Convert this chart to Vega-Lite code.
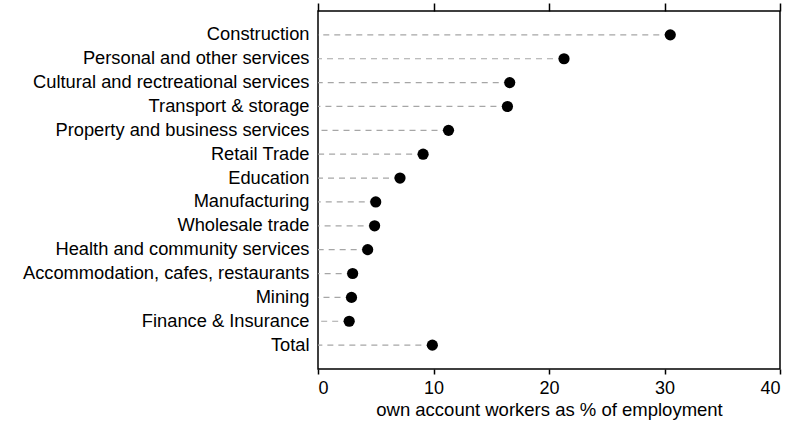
{
  "$schema": "https://vega.github.io/schema/vega-lite/v6.json",
  "width": 462,
  "height": 358,
  "autosize": {"type": "none"},
  "padding": {"left": 318, "top": 11, "right": 14, "bottom": 57},
  "background": "white",
  "config": {
    "font": "Liberation Sans",
    "view": {"stroke": "black", "strokeWidth": 1.5},
    "axis": {"labelColor": "black", "titleColor": "black", "labelFont": "Liberation Sans", "titleFont": "Liberation Sans"}
  },
  "data": {
    "values": [
      {"industry": "Construction", "value": 30.5},
      {"industry": "Personal and other services", "value": 21.3},
      {"industry": "Cultural and rectreational services", "value": 16.6},
      {"industry": "Transport & storage", "value": 16.4},
      {"industry": "Property and business services", "value": 11.3},
      {"industry": "Retail Trade", "value": 9.1},
      {"industry": "Education", "value": 7.1},
      {"industry": "Manufacturing", "value": 5.0},
      {"industry": "Wholesale trade", "value": 4.9},
      {"industry": "Health and community services", "value": 4.3},
      {"industry": "Accommodation, cafes, restaurants", "value": 3.0},
      {"industry": "Mining", "value": 2.9},
      {"industry": "Finance & Insurance", "value": 2.7},
      {"industry": "Total", "value": 9.9}
    ]
  },
  "encoding": {
    "y": {
      "field": "industry",
      "type": "nominal",
      "sort": null,
      "scale": {"type": "point", "padding": 1},
      "axis": {"title": null, "domain": false, "ticks": false, "labelPadding": 9, "labelFontSize": 18.3, "labelLimit": 400}
    }
  },
  "layer": [
    {
      "mark": {"type": "rule", "color": "#a6a6a6", "strokeDash": [6, 5], "strokeWidth": 1.2},
      "encoding": {
        "x": {
          "field": "value",
          "type": "quantitative",
          "scale": {"domain": [0, 40], "nice": false},
          "axis": {"orient": "bottom", "values": [0, 10, 20, 30, 40], "grid": false, "domain": false, "tickColor": "black", "tickSize": 5, "tickWidth": 1.5, "labelFontSize": 18, "labelPadding": 5, "title": "own account workers as % of employment", "titleFontSize": 18.5, "titleFontWeight": "normal", "titlePadding": 3}
        },
        "x2": {"datum": 0}
      }
    },
    {
      "mark": {"type": "point", "filled": true, "color": "black", "opacity": 1, "size": 125},
      "encoding": {
        "x": {
          "field": "value",
          "type": "quantitative",
          "scale": {"domain": [0, 40], "nice": false},
          "axis": {"orient": "top", "values": [0, 10, 20, 30, 40], "grid": false, "domain": false, "labels": false, "tickColor": "black", "tickSize": 8, "tickWidth": 1.5, "title": null}
        }
      }
    }
  ],
  "resolve": {"axis": {"x": "independent"}}
}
---------------
Give the data again exactly as written, with all pictures left out.

### ANSWER BELOW
Convert this chart to Vega-Lite code.
{
  "$schema": "https://vega.github.io/schema/vega-lite/v6.json",
  "width": 462,
  "height": 358,
  "autosize": {"type": "none"},
  "padding": {"left": 318, "top": 11, "right": 14, "bottom": 57},
  "background": "white",
  "config": {
    "font": "Liberation Sans",
    "view": {"stroke": "black", "strokeWidth": 1.5},
    "axis": {"labelColor": "black", "titleColor": "black", "labelFont": "Liberation Sans", "titleFont": "Liberation Sans"}
  },
  "data": {
    "values": [
      {"industry": "Construction", "value": 30.5},
      {"industry": "Personal and other services", "value": 21.3},
      {"industry": "Cultural and rectreational services", "value": 16.6},
      {"industry": "Transport & storage", "value": 16.4},
      {"industry": "Property and business services", "value": 11.3},
      {"industry": "Retail Trade", "value": 9.1},
      {"industry": "Education", "value": 7.1},
      {"industry": "Manufacturing", "value": 5.0},
      {"industry": "Wholesale trade", "value": 4.9},
      {"industry": "Health and community services", "value": 4.3},
      {"industry": "Accommodation, cafes, restaurants", "value": 3.0},
      {"industry": "Mining", "value": 2.9},
      {"industry": "Finance & Insurance", "value": 2.7},
      {"industry": "Total", "value": 9.9}
    ]
  },
  "encoding": {
    "y": {
      "field": "industry",
      "type": "nominal",
      "sort": null,
      "scale": {"type": "point", "padding": 1},
      "axis": {"title": null, "domain": false, "ticks": false, "labelPadding": 9, "labelFontSize": 18.3, "labelLimit": 400}
    }
  },
  "layer": [
    {
      "mark": {"type": "rule", "color": "#a6a6a6", "strokeDash": [6, 5], "strokeWidth": 1.2},
      "encoding": {
        "x": {
          "field": "value",
          "type": "quantitative",
          "scale": {"domain": [0, 40], "nice": false},
          "axis": {"orient": "bottom", "values": [0, 10, 20, 30, 40], "grid": false, "domain": false, "tickColor": "black", "tickSize": 5, "tickWidth": 1.5, "labelFontSize": 18, "labelPadding": 5, "title": "own account workers as % of employment", "titleFontSize": 18.5, "titleFontWeight": "normal", "titlePadding": 3}
        },
        "x2": {"datum": 0}
      }
    },
    {
      "mark": {"type": "point", "filled": true, "color": "black", "opacity": 1, "size": 125},
      "encoding": {
        "x": {
          "field": "value",
          "type": "quantitative",
          "scale": {"domain": [0, 40], "nice": false},
          "axis": {"orient": "top", "values": [0, 10, 20, 30, 40], "grid": false, "domain": false, "labels": false, "tickColor": "black", "tickSize": 8, "tickWidth": 1.5, "title": null}
        }
      }
    }
  ],
  "resolve": {"axis": {"x": "independent"}}
}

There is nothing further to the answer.